Each tool is a thin wrapper around the relevant API. The MCP server registers them and handles auth. The agent calls them in sequence, with branching logic handled by the model.

Example: running an ablation

Here's what a prompt to the agent looks like for a feature ablation experiment:

Run a training job using config base_config.json but with feature_set=v2.
Wait for it to complete. Compare its val_f1 to the best run in experiment "ads-rank-v3".
If val_f1 improved by more than 1%, open a GitHub PR titled "feat: feature-set-v2 ablation"
with the metric comparison in the description. Otherwise, post the diff to Slack channel #ml-experiments.

The agent:

Calls run_databricks_job with the modified config
Polls get_job_status until completion
Calls fetch_mlflow_run for the new run and the baseline
Calls compare_runs to compute the diff
Branches based on the F1 improvement threshold
Opens the PR or posts to Slack

None of this required a new script. The branching logic lived in natural language and was interpreted by the model.

Implementing the MCP server

A minimal MCP server in Python using the mcp SDK:

from mcp.server import Server
from mcp.server.stdio import stdio_server
from mcp import types
import mlflow
import databricks_sdk

server = Server("ml-experiment-automation")

@server.list_tools()
async def list_tools():
    return [
        types.Tool(
            name="run_databricks_job",
            description="Trigger a Databricks job run with optional parameter overrides",
            inputSchema={
                "type": "object",
                "properties": {
                    "job_id": {"type": "integer"},
                    "parameters": {"type": "object"},
                },
                "required": ["job_id"],
            },
        ),
        types.Tool(
            name="fetch_mlflow_run",
            description="Get metrics and params for a completed MLflow run",
            inputSchema={
                "type": "object",
                "properties": {"run_id": {"type": "string"}},
                "required": ["run_id"],
            },
        ),
        # ... other tools
    ]

@server.call_tool()
async def call_tool(name: str, arguments: dict):
    if name == "run_databricks_job":
        client = databricks_sdk.WorkspaceClient()
        run = client.jobs.run_now(
            job_id=arguments["job_id"],
            notebook_params=arguments.get("parameters", {}),
        )
        return [types.TextContent(type="text", text=str(run.run_id))]
    
    if name == "fetch_mlflow_run":
        run = mlflow.get_run(arguments["run_id"])
        return [types.TextContent(
            type="text",
            text=str({"metrics": run.data.metrics, "params": run.data.params})
        )]

async def main():
    async with stdio_server() as streams:
        await server.run(*streams, server.create_initialization_options())
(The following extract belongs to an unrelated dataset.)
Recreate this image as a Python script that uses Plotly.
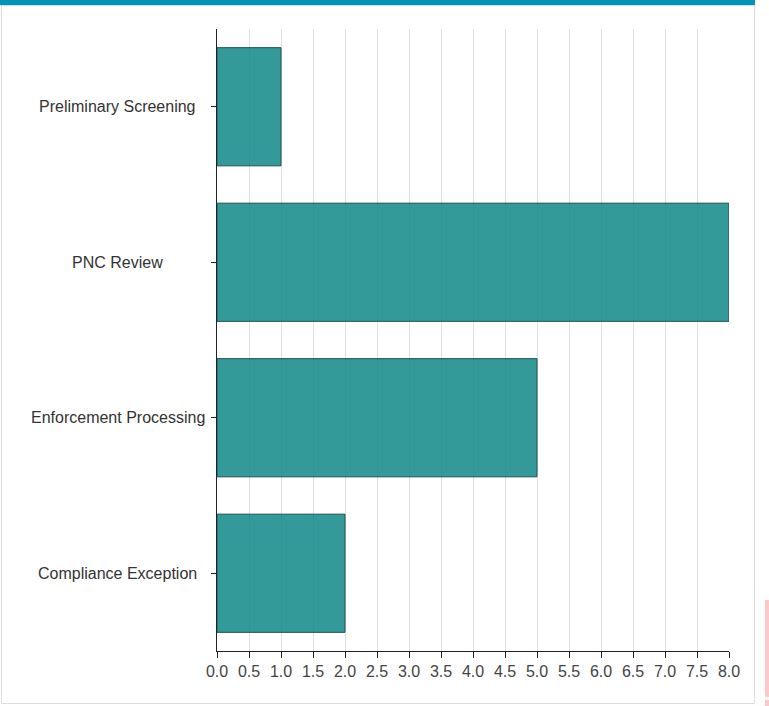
import plotly.graph_objects as go

categories = ["Preliminary Screening", "PNC Review", "Enforcement Processing", "Compliance Exception"]
values = [1, 8, 5, 2]
x_ticks = [i * 0.5 for i in range(17)]

W, H = 769, 706
L, R, T, B = 217, 729, 29, 651

def px(x):
    return (x - L) / (R - L)

def py(y):
    return (B - y) / (B - T)

fig = go.Figure()
fig.add_trace(go.Bar(
    y=categories, x=values, orientation="h",
    marker=dict(color="rgba(0,128,128,0.8)", line=dict(color="#1f4f4f", width=1)),
    width=0.76, hoverinfo="skip",
))

annotations = [
    dict(x=px(117.5), y=c, xref="paper", yref="y", text=c, showarrow=False,
         xanchor="center", yanchor="middle",
         font=dict(family="Liberation Sans, Arial", size=16, color="#333"))
    for c in categories
]

shapes = [
    # container border
    dict(type="rect", xref="paper", yref="paper", x0=px(1.5), x1=px(754.5), y0=py(703.5), y1=py(3),
         line=dict(color="#dddddd", width=1), fillcolor="rgba(0,0,0,0)", layer="below"),
    # top accent bar
    dict(type="rect", xref="paper", yref="paper", x0=px(0), x1=px(755), y0=py(5), y1=py(0),
         line=dict(width=0), fillcolor="#0095b6"),
    dict(type="rect", xref="paper", yref="paper", x0=px(0), x1=px(755), y0=py(6), y1=py(5),
         line=dict(width=0), fillcolor="#bfe6ee"),
    # side artifact
    dict(type="rect", xref="paper", yref="paper", x0=px(765), x1=px(769), y0=py(697), y1=py(600),
         line=dict(width=0), fillcolor="#fcc8c8"),
    dict(type="rect", xref="paper", yref="paper", x0=px(765), x1=px(769), y0=py(706), y1=py(700),
         line=dict(width=0), fillcolor="#fcc8c8"),
]

fig.update_layout(
    width=W, height=H,
    margin=dict(l=L, r=W - R, t=T, b=H - B, pad=0),
    paper_bgcolor="white", plot_bgcolor="white",
    showlegend=False,
    annotations=annotations,
    shapes=shapes,
    font=dict(family="Liberation Sans, Arial", size=16, color="#444"),
    xaxis=dict(
        range=[0, 8], tickvals=x_ticks, ticktext=[f"{v:.1f}" for v in x_ticks],
        showgrid=True, gridcolor="#e0e0e0", gridwidth=1,
        showline=True, linecolor="#222", linewidth=1,
        ticks="outside", ticklen=6, tickcolor="#222", tickwidth=1,
        zeroline=False, fixedrange=True,
        tickfont=dict(size=16, color="#444"),
    ),
    yaxis=dict(
        categoryorder="array", categoryarray=categories,
        range=[3.5, -0.5],
        showticklabels=False,
        showgrid=False,
        showline=True, linecolor="#222", linewidth=1,
        ticks="outside", ticklen=5, tickcolor="#222", tickwidth=1,
        zeroline=False, fixedrange=True,
    ),
)

fig.write_html(
    "out.html",
    config={"displayModeBar": False},
    post_script="document.body.style.margin='0';document.body.style.overflow='hidden';",
)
if __name__ == "__main__":
    import asyncio
    asyncio.run(main())

When not to use this pattern

MCP agents are not a replacement for scheduled pipelines. If you're running the same workflow on a fixed schedule — nightly retraining, weekly evaluation — use a proper orchestrator. The value of MCP automation is in the ad-hoc, exploratory loop where the next step depends on what you just saw.

It's also not appropriate for production-critical paths. An agent that can open PRs and trigger jobs should be restricted to non-prod environments or require explicit human confirmation for high-impact actions. Build that confirmation into your tool schemas: return a requires_confirmation: true field and have the agent ask before proceeding.

The actual leverage

The biggest win isn't the automation itself — it's that the experiment description becomes a record. The prompt you wrote to trigger the ablation is a human-readable spec of exactly what was run and why. That's more useful for audit trails and onboarding than a script buried in a Makefile.

Worth trying if you're doing more than 5 experiments a week and spending time on the plumbing between them.